/---

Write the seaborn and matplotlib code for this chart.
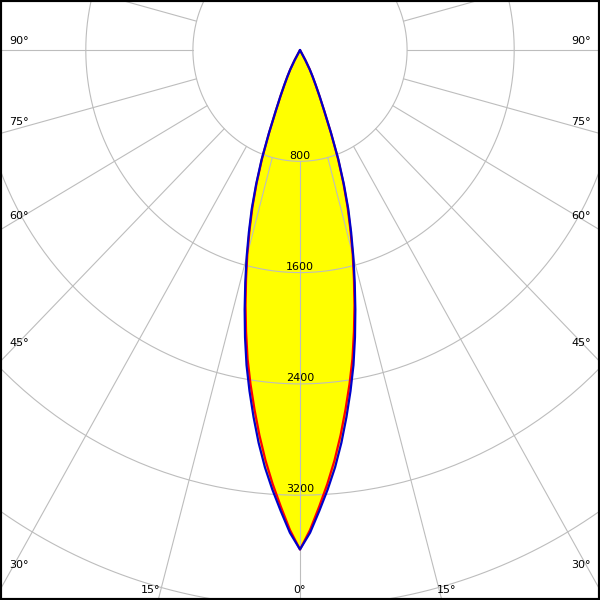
import numpy as np
import pandas as pd
import matplotlib
matplotlib.use("Agg")
import matplotlib.pyplot as plt
from matplotlib.patches import Rectangle
import seaborn as sns

# luminous intensity (cd), gamma in degrees from nadir
gamma = [0, 1.25, 2.5, 3.75, 5, 6.25, 7.5, 8.75, 10, 11.25, 12.5, 13.75, 15,
         16.25, 17.5, 18.75, 20, 21.25, 22.5, 23.75, 25, 26.25, 27.5, 28.75, 30]
c0_c180 = [3590, 3450, 3285, 3125, 2960, 2785, 2605, 2430, 2255, 2065, 1880, 1695, 1520,
           1345, 1180, 1005, 825, 630, 465, 358, 270, 208, 155, 82, 0]
c90_c270 = [3590, 3470, 3315, 3165, 3010, 2840, 2660, 2480, 2300, 2105, 1910, 1720, 1540,
            1365, 1200, 1020, 840, 640, 475, 365, 280, 215, 160, 85, 0]

ring_values = [800, 1600, 2400, 3200, 4000, 4800]
ring_labels = [800, 1600, 2400, 3200]
side_angles = [30, 45, 60, 75, 90]
bottom_angles = [0, 15]

# pixel scale of the original (slightly squeezed horizontally)
SX = 107.1 / 800
SY = 111.3 / 800
GRID = "#BDBDBD"


def to_xy(angles, values):
    # left half (C180 / C270) then right half (C0 / C90)
    g = np.radians(np.concatenate([-np.array(angles[::-1]), np.array(angles[1:])]))
    v = np.concatenate([np.array(values[::-1]), np.array(values[1:])])
    return v * np.sin(g), -v * np.cos(g)


frames = []
for name, vals in [("C0-C180", c0_c180), ("C90-C270", c90_c270)]:
    x, y = to_xy(gamma, vals)
    frames.append(pd.DataFrame({"plane": name, "x": x, "y": y}))
df = pd.concat(frames, ignore_index=True)

sns.set_style("white")
plt.rcParams["font.family"] = ["DejaVu Sans"]
plt.rcParams["text.color"] = "black"

fig = plt.figure(figsize=(6, 6), dpi=100)
ax = fig.add_axes([0, 0, 1, 1])

# yellow fill under the outer curve
outer = df[df["plane"] == "C90-C270"]
ax.fill(outer["x"], outer["y"], color="#FFFF00", zorder=0.5, lw=0)

# grid: rings and rays (rays start at the first ring)
t = np.linspace(0, 2 * np.pi, 400)
for r in ring_values:
    ax.plot(r * np.sin(t), r * np.cos(t), color=GRID, lw=0.8, zorder=1)
for a in range(0, 360, 15):
    ar = np.radians(a)
    ax.plot([800 * np.sin(ar), 9000 * np.sin(ar)], [-800 * np.cos(ar), -9000 * np.cos(ar)],
            color=GRID, lw=0.8, zorder=1)

sns.lineplot(data=df, x="x", y="y", hue="plane", hue_order=["C0-C180", "C90-C270"],
             palette={"C0-C180": "#FF0000", "C90-C270": "#0000CC"},
             sort=False, estimator=None, lw=1.6, legend=False, ax=ax, zorder=2)
ax.set_xlim(-300 / SX, 300 / SX)
ax.set_ylim(-550 / SY, 50 / SY)
ax.set_axis_off()

# ring labels
for r in ring_labels:
    ax.text(0, -r + 2.7 / SY, str(r), ha="center", va="baseline", fontsize=8,
            color="black", zorder=3)

# angle labels on the sides
xl = (300 - 9) / SX
for a in side_angles:
    ar = np.radians(a)
    yy = -xl * np.cos(ar) / np.sin(ar) + 6 / SY
    ax.text(-xl, yy, f"{a}°", ha="left", va="baseline", fontsize=8, color="black", zorder=3)
    ax.text(xl, yy, f"{a}°", ha="right", va="baseline", fontsize=8, color="black", zorder=3)

# angle labels along the bottom
yb = -543 / SY
for a in bottom_angles:
    xx = -yb * np.tan(np.radians(a))
    if a == 0:
        ax.text(0, yb, f"{a}°", ha="center", va="baseline", fontsize=8, color="black", zorder=3)
    else:
        ax.text(-xx, yb, f"{a}°", ha="right", va="baseline", fontsize=8, color="black", zorder=3)
        ax.text(xx - 3 / SX, yb, f"{a}°", ha="left", va="baseline", fontsize=8,
                color="black", zorder=3)

fig.patches.append(Rectangle((0, 0), 1, 1, transform=fig.transFigure, fill=False,
                             ec="black", lw=3))

fig.savefig("out.png", dpi=100)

\---

Pictures stay out. Print the data exactly, from its first line through the line containing "import seaborn as sns".

* _Exercise result_:
Write the seaborn and matplotlib code for this chart.
import numpy as np
import pandas as pd
import matplotlib
matplotlib.use("Agg")
import matplotlib.pyplot as plt
from matplotlib.patches import Rectangle
import seaborn as sns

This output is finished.